Fool-ish Starts and Road Miles

Much advice about the practice of writing includes the encouragement to dive right in, and skip the intimidating, beginning line on the empty screen. Instead of opening the door, just find the action and parachute right in; even if you have to go around back and burst into a scene already-in-progress, through the mudroom door like family, ignoring the fact that you are a stranger to whatever is getting ready to appear, fresh and unknown, with the first sentence of the first paragraph of the first story.

Strangers deserve more respect than that, and I feel this intensely now that I am mostly, these days, a stranger to myself again. Lifetimes have passed since I kept a blog about hauntings and the paranormal to promote two collections of true ghost tales from my hometown, and the energy that fueled those books has shifted dramatically. After several years of contented, consistent writing and promoting my books from a comfortable perspective, life maneuvered me into new territory, and it was more like a 6:30 AM eviction by the sheriff than an inspired journey toward a beckoning horizon.

It was kind of like decamping to a demilitarized zone with no ability to go back; and no good reason to go forward into what was, for me, a bare landscape fought over by opposing forces of past and future shapings.

Some energetic undertow swept me out, and I’ve been stationed like a buoy ever since, unable to get back to shore and sit at the desk in the same way ever again. I could not continue to be comfortable where I was, and also grow.

My understanding of ghosts and hauntings has always been from a spiritual worldview. As my spiritual ideas shifted – grew, or strained toward growth – my perspective on ghosts did, too. I use lots of different tools to help me understand the nonphysical world: my own psychic senses, journeying, and increasingly Tarot, to regain some kind of footing. I unraveled the religious culture in which I was raised in order to understand it even as I left it; and to embrace the disappearing-reappearing nature of the beliefs of my ancestors. Those old strangers simmered powerfully in my bones, asking to be stirred up.

The more I understand about the nonphysical world and its source, the more I realize the totality of it is beyond my thinking; it can only be felt and then wrestled into some assembly of words.

The Fool in Tarot starts at zero; he does not even have a number in the Major Arcana system, because he’s not accumulated anything yet. I am not exactly a Fool; or rather, I’m not the same Fool that I was, because I have some mileage on me.

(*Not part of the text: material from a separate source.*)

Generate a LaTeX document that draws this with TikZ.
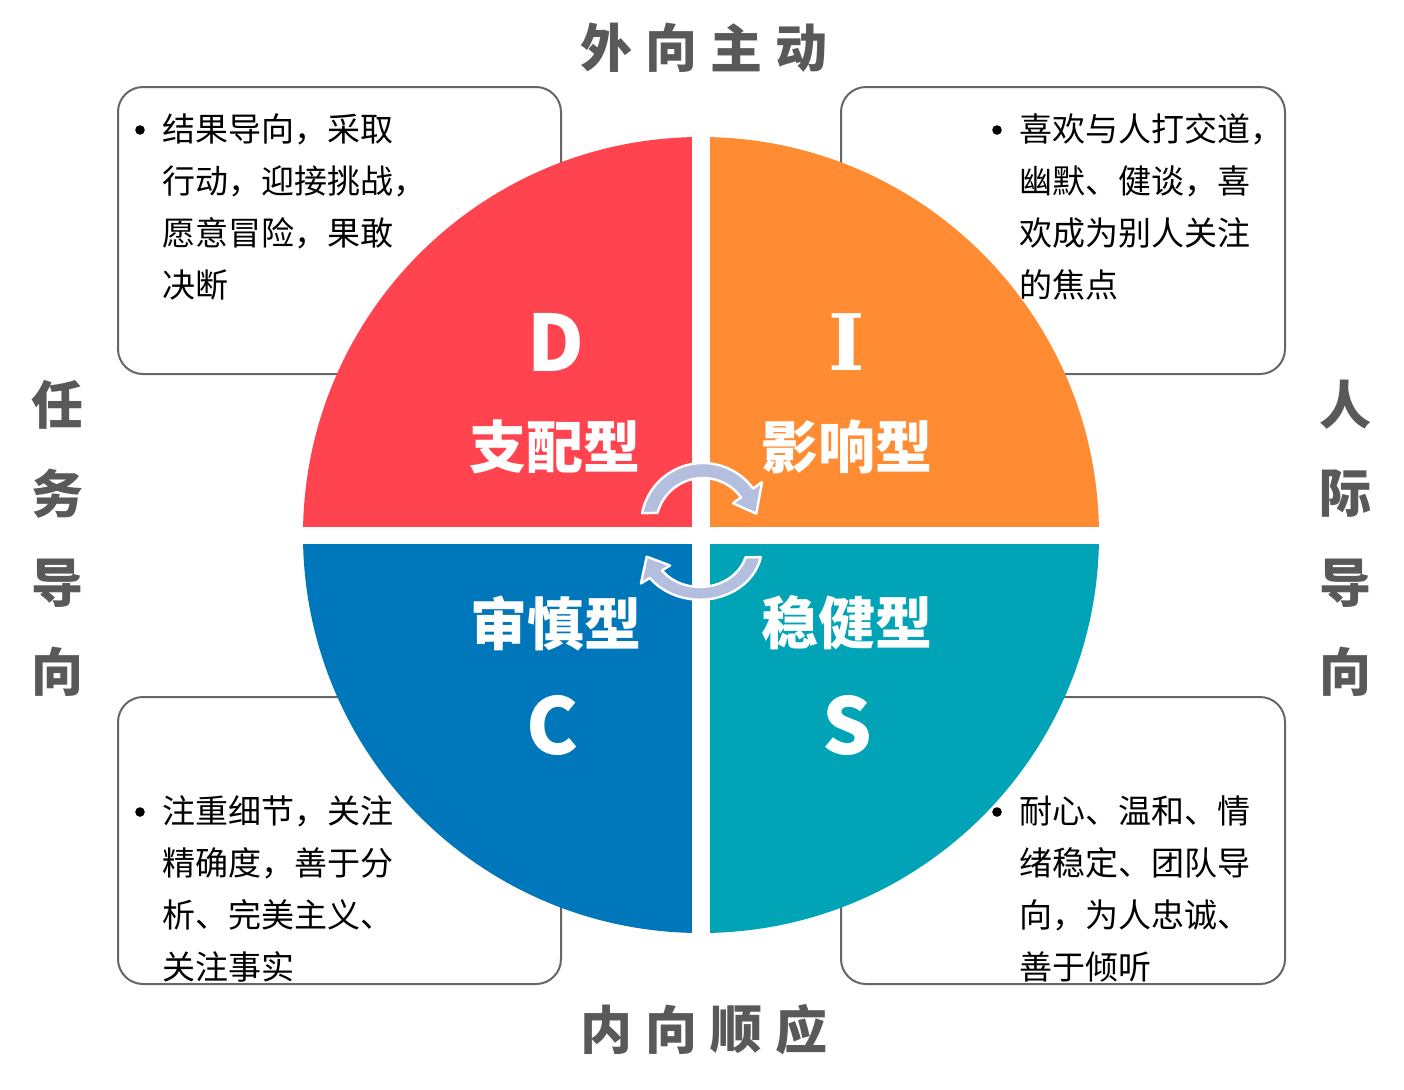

That is to say, the soles of my boots are not slick out of the box but have some scuffs and tread. Yet this path is new to me, one of converging the things that I like to write about, and the things that interest and help me, in one place. I know they are all rooted on the same stock.

The Fool appears in Tarot spreads sometimes to announce or denote the presence of a stranger in our midst, and we are strangers when we write, even when it is a subject that we know something about. Especially when it is a familiar subject, or we are just writing the same thing over and over.

I am a stranger to you, and maybe you will stand aside and just watch me go by, having intuited whether I have something to offer you. You may think my hands and thoughts are empty, since I’ve figured out mostly nothing about the nature of our purpose and existence here, only dismantled what is not true for me. I can’t suddenly jump into your action, arriving with plot twists and reveals to move the narrative along, a character we saw three chapters back and expected to hear more from.

Like the Fool, I bring almost nothing but stories and instinct. My hope is that you will find something of worth in them, even if you don’t agree with me.

2 thoughts on “Fool-ish Starts and Road Miles

  1. Your post about the energy of The Fool card feels as though you are well aware of the life lessons through which you are traveling. I suspect that most of the items in his journey bag are tokens of courage.

    1. A really fun exercise — take that dinner party question, “If the house were on fire and you could only grab what you could carry in both hands, what would it be?” THAT’S what would be in our bag, if we were the Fool. The most personal, meaningful things. Not bits of string, a rock, some gum wrappers, one and half snack bones for the dog, and a leaflet he picked up somewhere about a community fundraiser. He’s not got random stuff in that bag; he has what he absolutely could not bear to be without.